Am, you are an inspiration to me. You're right, it isn't and has never been in our hands but in His. The hardest lesson I believe we have to learn in this life is that. So you're way ahead of the game. No matter what happens, His plan is the right one and if we can trust in that our faith will make us whole. Your faith is making you whole and I know there will be a miracle. You are meant for great things my friend. And when you don't have the faith or the strength anymore to believe it, you can lean on mine. You are an angel on earth. Love you
Mandie

Jenessa said...

Such a powerful hymn & thought. Amberly, your faith is amazing and I know that things will work out for your good and the good of your family. I think and pray for you often. What a struggle it must be, especially on tough days like today. You are wonderful to continue on and stay positive. Miracles do happen! We're all pulling for you!

Robyn Cox said...

I've been thinking about you -- thanks for posting. You're such an inspiration.

Mason Clan said...

You are so amazing! I look up and admire you so much! Stay strong and keep the faiith! We are all praying for you!

tamrandfamily said...

You are an amazing woman! Thank you for your words of wisdom. Just think of all the lives you've touched and changed for the good...mine included. Keep the faith and we will continue to pray for you and your family.

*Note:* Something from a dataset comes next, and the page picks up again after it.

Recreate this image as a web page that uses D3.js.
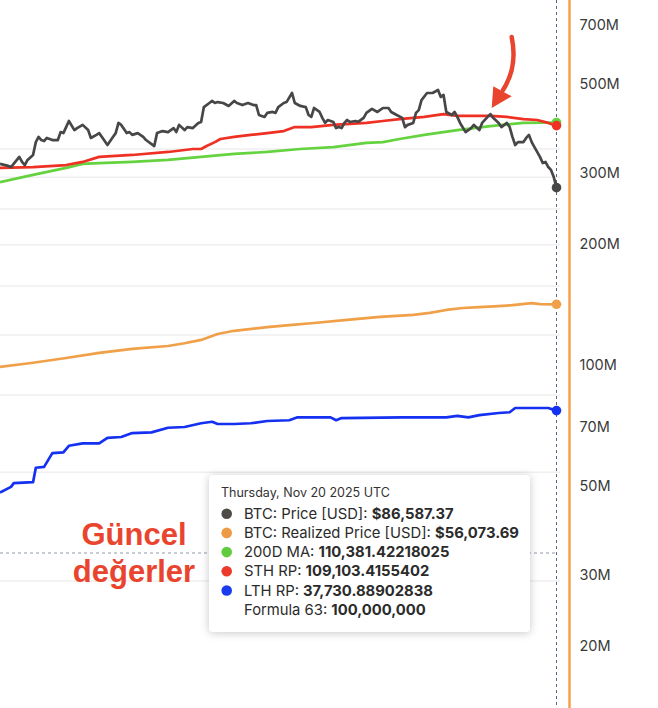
<!DOCTYPE html>
<html>
<head>
<meta charset="utf-8">
<script src="https://cdn.jsdelivr.net/npm/d3@7"></script>
<style>
  html, body { margin: 0; padding: 0; background: #fff; }
  svg { display: block; }
  .tick text { font-family: Inter, "Noto Sans", sans-serif; font-size: 14.5px; fill: #3a3a3a; }
</style>
</head>
<body>
<div id="chart"></div>
<script>
const svgWidth = 658;
const svgHeight = 708;

// BTC price [USD]
const priceSeries = [
  ["2025-05-02", 94600], ["2025-05-05", 93900], ["2025-05-06", 93500], ["2025-05-09", 97100],
  ["2025-05-10", 95300], ["2025-05-11", 94200], ["2025-05-12", 96000], ["2025-05-14", 97800],
  ["2025-05-15", 102600], ["2025-05-16", 104600], ["2025-05-17", 103400], ["2025-05-18", 103000],
  ["2025-05-19", 104200], ["2025-05-21", 103400], ["2025-05-23", 103400], ["2025-05-24", 106500],
  ["2025-05-25", 106100], ["2025-05-26", 108500], ["2025-05-27", 111000], ["2025-05-29", 107300],
  ["2025-05-30", 108100], ["2025-06-01", 109400], ["2025-06-03", 107300], ["2025-06-04", 104200],
  ["2025-06-06", 105400], ["2025-06-07", 106100], ["2025-06-08", 104600], ["2025-06-10", 101500],
  ["2025-06-12", 104600], ["2025-06-13", 106100], ["2025-06-14", 110200], ["2025-06-15", 109400],
  ["2025-06-17", 106100], ["2025-06-18", 106500], ["2025-06-19", 105400], ["2025-06-21", 106100],
  ["2025-06-23", 104600], ["2025-06-24", 103400], ["2025-06-27", 101100], ["2025-06-28", 106100],
  ["2025-06-30", 106900], ["2025-07-02", 106500], ["2025-07-04", 108100], ["2025-07-05", 106500],
  ["2025-07-06", 109400], ["2025-07-08", 107300], ["2025-07-09", 108500], ["2025-07-11", 108100],
  ["2025-07-13", 110200], ["2025-07-14", 110600], ["2025-07-15", 116900], ["2025-07-17", 118700],
  ["2025-07-18", 119600], ["2025-07-19", 118700], ["2025-07-20", 119100], ["2025-07-22", 118700],
  ["2025-07-24", 117400], ["2025-07-26", 119600], ["2025-07-27", 118700], ["2025-07-29", 117800],
  ["2025-07-31", 118700], ["2025-08-02", 117800], ["2025-08-03", 117800], ["2025-08-04", 113500],
  ["2025-08-06", 112700], ["2025-08-07", 114400], ["2025-08-09", 114800], ["2025-08-10", 114400],
  ["2025-08-11", 116900], ["2025-08-13", 118700], ["2025-08-14", 119100], ["2025-08-16", 123200],
  ["2025-08-17", 118700], ["2025-08-19", 117400], ["2025-08-21", 116900], ["2025-08-22", 113500],
  ["2025-08-23", 112700], ["2025-08-24", 116500], ["2025-08-26", 114800], ["2025-08-27", 112300],
  ["2025-08-28", 110200], ["2025-08-29", 111400], ["2025-08-31", 110600], ["2025-09-01", 108100],
  ["2025-09-02", 108500], ["2025-09-03", 108100], ["2025-09-04", 110200], ["2025-09-05", 111400],
  ["2025-09-06", 110600], ["2025-09-08", 111000], ["2025-09-09", 110600], ["2025-09-11", 112300],
  ["2025-09-12", 114400], ["2025-09-14", 116100], ["2025-09-16", 114800], ["2025-09-18", 116500],
  ["2025-09-20", 116500], ["2025-09-21", 114800], ["2025-09-23", 113500], ["2025-09-25", 112300],
  ["2025-09-26", 108500], ["2025-09-27", 109400], ["2025-09-29", 110200], ["2025-09-30", 114400],
  ["2025-10-01", 115600], ["2025-10-02", 120000], ["2025-10-04", 123200], ["2025-10-06", 123200],
  ["2025-10-08", 124600], ["2025-10-09", 121400], ["2025-10-10", 122300], ["2025-10-11", 114800],
  ["2025-10-13", 113500], ["2025-10-14", 114800], ["2025-10-15", 112700], ["2025-10-16", 110200],
  ["2025-10-18", 106500], ["2025-10-20", 108100], ["2025-10-21", 109400], ["2025-10-23", 107300],
  ["2025-10-24", 110200], ["2025-10-26", 112700], ["2025-10-27", 113900], ["2025-10-28", 112300],
  ["2025-10-30", 110200], ["2025-10-31", 108500], ["2025-11-02", 110200], ["2025-11-03", 108500],
  ["2025-11-04", 104600], ["2025-11-05", 101500], ["2025-11-06", 102600], ["2025-11-08", 102600],
  ["2025-11-09", 104200], ["2025-11-10", 105400], ["2025-11-11", 102600], ["2025-11-12", 100700],
  ["2025-11-14", 97100], ["2025-11-15", 94900], ["2025-11-16", 95300], ["2025-11-17", 93500],
  ["2025-11-18", 92500], ["2025-11-19", 90100], ["2025-11-20", 86587.37]
];

// BTC realized price [USD]
const realizedSeries = [
  ["2025-05-02", 44400], ["2025-05-14", 45100], ["2025-05-26", 45900], ["2025-06-07", 46800],
  ["2025-06-19", 47500], ["2025-07-02", 48000], ["2025-07-08", 48500], ["2025-07-14", 49100],
  ["2025-07-20", 50200], ["2025-07-26", 50800], ["2025-08-07", 51500], ["2025-08-15", 51900],
  ["2025-08-24", 52300], ["2025-09-05", 52900], ["2025-09-17", 53500], ["2025-09-29", 53900],
  ["2025-10-05", 54300], ["2025-10-11", 54900], ["2025-10-17", 55300], ["2025-10-23", 55500],
  ["2025-10-30", 55700], ["2025-11-04", 55900], ["2025-11-11", 56300], ["2025-11-14", 56100],
  ["2025-11-20", 56073.69]
];

// 200D MA
const ma200Series = [
  ["2025-05-02", 88400], ["2025-05-14", 90800], ["2025-05-26", 93200], ["2025-06-01", 94600],
  ["2025-06-07", 94900], ["2025-06-19", 95300], ["2025-07-02", 96000], ["2025-07-14", 97100],
  ["2025-07-26", 98200], ["2025-08-07", 98900], ["2025-08-19", 100000], ["2025-08-31", 100700],
  ["2025-09-12", 102300], ["2025-09-18", 102600], ["2025-09-24", 103800], ["2025-10-03", 105400],
  ["2025-10-15", 107300], ["2025-10-27", 108900], ["2025-11-08", 110200], ["2025-11-20", 110381.42]
];

// STH realized price
const sthSeries = [
  ["2025-05-02", 93200], ["2025-05-14", 93500], ["2025-05-26", 94200], ["2025-06-01", 95300],
  ["2025-06-07", 97100], ["2025-06-19", 97800], ["2025-07-02", 98900], ["2025-07-11", 100000],
  ["2025-07-14", 100000], ["2025-07-16", 101100], ["2025-07-19", 102600], ["2025-07-21", 103800],
  ["2025-07-26", 104600], ["2025-08-01", 105400], ["2025-08-07", 106100], ["2025-08-13", 106900],
  ["2025-08-17", 108500], ["2025-08-23", 108500], ["2025-08-31", 109400], ["2025-09-06", 109800],
  ["2025-09-12", 110200], ["2025-09-18", 111000], ["2025-09-24", 111800], ["2025-10-03", 112700],
  ["2025-10-10", 113900], ["2025-10-15", 113100], ["2025-10-27", 113100], ["2025-11-02", 112700],
  ["2025-11-08", 111800], ["2025-11-13", 111400], ["2025-11-17", 110200], ["2025-11-20", 109103.42]
];

// LTH realized price
const lthSeries = [
  ["2025-05-02", 27800], ["2025-05-06", 28400], ["2025-05-07", 28800], ["2025-05-14", 28900],
  ["2025-05-15", 30500], ["2025-05-18", 30600], ["2025-05-21", 32200], ["2025-05-25", 32300],
  ["2025-05-27", 33100], ["2025-06-01", 33400], ["2025-06-07", 33400], ["2025-06-10", 34100],
  ["2025-06-15", 34200], ["2025-06-19", 34700], ["2025-06-26", 34800], ["2025-07-02", 35400],
  ["2025-07-08", 35500], ["2025-07-14", 36000], ["2025-07-18", 36200], ["2025-07-20", 35900],
  ["2025-07-26", 35900], ["2025-08-01", 36000], ["2025-08-07", 36300], ["2025-08-15", 36400],
  ["2025-08-18", 36800], ["2025-08-30", 36800], ["2025-09-01", 36400], ["2025-09-03", 36700],
  ["2025-09-25", 36800], ["2025-10-11", 36800], ["2025-10-15", 37000], ["2025-10-19", 36800],
  ["2025-10-23", 37100], ["2025-10-30", 37400], ["2025-11-03", 37500], ["2025-11-05", 38100],
  ["2025-11-17", 38100], ["2025-11-20", 37730.89]
];

const gridValues = [20000, 30000, 40000, 50000, 60000, 70000, 80000, 90000, 100000];
const rightTicks = [2e7, 3e7, 5e7, 7e7, 1e8, 2e8, 3e8, 5e8, 7e8];

const tooltipDate = "Thursday, Nov 20 2025 UTC";
const tooltipLabels = ["BTC: Price [USD]: ", "BTC: Realized Price [USD]: ", "200D MA: ", "STH RP: ", "LTH RP: ", "Formula 63: "];
const tooltipValues = ["$86,587.37", "$56,073.69", "110,381.42218025", "109,103.4155402", "37,730.88902838", "100,000,000"];
const tooltipColors = ["#4f4c47", "#ee9a45", "#62cc3f", "#ec3a2b", "#1b3bee", null];

const parse = d3.utcParse("%Y-%m-%d");

const x = d3.scaleUtc()
    .domain([parse("2025-05-02"), parse("2025-11-20")])
    .range([0, 556.5]);

const y = d3.scaleLog()
    .domain([20000, 100000])
    .range([581, 149]);

const yRight = d3.scaleLog()
    .domain([2e7, 1e8])
    .range([646, 365]);

const svg = d3.select("#chart")
    .append("svg")
    .attr("width", svgWidth)
    .attr("height", svgHeight);

// gridlines
svg.append("g")
    .selectAll("line")
    .data(gridValues)
    .join("line")
    .attr("x1", 0)
    .attr("x2", 560)
    .attr("y1", d => y(d))
    .attr("y2", d => y(d))
    .attr("stroke", "#efefef")
    .attr("stroke-width", 1.5);

const lastDate = parse("2025-11-20");

// crosshair
svg.append("line")
    .attr("x1", 0).attr("x2", x(lastDate))
    .attr("y1", 553).attr("y2", 553)
    .attr("stroke", "#8f9ba7")
    .attr("stroke-dasharray", "3,3");

svg.append("line")
    .attr("x1", x(lastDate)).attr("x2", x(lastDate))
    .attr("y1", 0).attr("y2", svgHeight)
    .attr("stroke", "#56687a")
    .attr("stroke-dasharray", "3,3");

// right axis
const axisG = svg.append("g")
    .attr("transform", "translate(569.5,0)")
    .call(d3.axisRight(yRight)
        .tickValues(rightTicks)
        .tickFormat(d => `${d / 1e6}M`)
        .tickSize(0)
        .tickPadding(10));
axisG.select(".domain").remove();

svg.append("line")
    .attr("x1", 569.5).attr("x2", 569.5)
    .attr("y1", 0).attr("y2", svgHeight)
    .attr("stroke", "#f4a04c")
    .attr("stroke-width", 2.5);

// series
const line = d3.line()
    .x(d => x(parse(d[0])))
    .y(d => y(d[1]));

const series = [
    { data: realizedSeries, color: "#f0a048" },
    { data: lthSeries, color: "#1430f0" },
    { data: ma200Series, color: "#65d33f" },
    { data: sthSeries, color: "#ef3124" },
    { data: priceSeries, color: "#474747" }
];

svg.append("g")
    .selectAll("path")
    .data(series)
    .join("path")
    .attr("d", d => line(d.data))
    .attr("fill", "none")
    .attr("stroke", d => d.color)
    .attr("stroke-width", 2.7)
    .attr("stroke-linejoin", "round");

// end dots
svg.append("g")
    .selectAll("circle")
    .data(series)
    .join("circle")
    .attr("cx", d => x(parse(d.data[d.data.length - 1][0])))
    .attr("cy", d => y(d.data[d.data.length - 1][1]))
    .attr("r", 4.8)
    .attr("fill", d => d.color);

// tooltip
const tip = svg.append("g")
    .attr("transform", "translate(209,475)");

tip.append("rect")
    .attr("width", 321)
    .attr("height", 157)
    .attr("rx", 4)
    .attr("fill", "#fff")
    .style("filter", "drop-shadow(0px 1px 4px rgba(0,0,0,0.22))");

tip.append("text")
    .attr("x", 12)
    .attr("y", 22)
    .style("font-family", "Inter, sans-serif")
    .style("font-size", "12.5px")
    .style("fill", "#333")
    .text(tooltipDate);

const rows = tip.selectAll("g.row")
    .data(tooltipLabels)
    .join("g")
    .attr("class", "row")
    .attr("transform", (_d, i) => `translate(0,${43.7 + i * 19.2})`);

rows.filter((_d, i) => tooltipColors[i])
    .append("circle")
    .attr("cx", 17.7)
    .attr("cy", -5)
    .attr("r", 5.3)
    .attr("fill", d => tooltipColors[tooltipLabels.indexOf(d)]);

const rowText = rows.append("text")
    .attr("x", 35)
    .style("font-family", "Inter, sans-serif")
    .style("font-size", "14.8px")
    .style("fill", "#2b2b2b");
rowText.append("tspan").text(d => d);
rowText.append("tspan")
    .style("font-weight", "bold")
    .text((_d, i) => tooltipValues[i]);

// annotation
const note = svg.append("g")
    .style("font-family", "'Liberation Sans', Arial, sans-serif")
    .style("font-weight", "bold")
    .style("font-size", "31px")
    .style("fill", "#e9452e")
    .attr("text-anchor", "middle");
note.append("text").attr("x", 134).attr("y", 545).text("Güncel");
note.append("text").attr("x", 134).attr("y", 582).text("değerler");

svg.append("path")
    .attr("d", "M511.7,37 C515.5,55 514.5,72 503,90")
    .attr("fill", "none")
    .attr("stroke", "#e9452e")
    .attr("stroke-width", 4.5)
    .attr("stroke-linecap", "round");

svg.append("path")
    .attr("d", "M491.7,108 L493.3,86.3 L511.7,96.3 Z")
    .attr("fill", "#e9452e");
</script>
</body>
</html>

Jon, Britt & the boys said...

Heavenly Fathers seems to save the hardest trials for His most special children. He does love you as do we all. We do have faith, and we will not give up on that!

Duffin Family said...

I'm sorry the results weren't what you were hoping for. I still have faith that everything will be OK and you will beat this! We will continue to fast and pray for you until then. We love you and keep up the positive attitude! (Although it is OK to have a few bad days too!) Take care! Hopefully we will get to see you soon!

Janet said...

You are truly amazing. We continue to have faith and pray for the same things you are praying for. I know I can't imagine how hard this is on you, but I hope you do know that we are all still praying and that we know miracles happen!

Nicki Swilor said...

My sister, Ashley Jensen, sent me to your blog. She was telling me how amazing you are and how much she loves you. I read this quote today and after reading this post, I thought I'd share...

People often say " I believe" or "I have faith". Yet they worry constantly, doubt themselves and do not trust. You can have true faith or you can have worry-but you can only be in one state at a time. - Lauri Stang

"Trust in the LORD with all your heart and lean not on your own understanding; in all your ways acknowledge him, and he will make your paths straight." Proverbs 3:5-6

That is one of my favorite scriptures. TRUST Him. He has a plan for all of us, for you, for your family! We may not understand, but His plan is better than any plan we could ever have.

Thanks for sharing your story. God bless you and yours.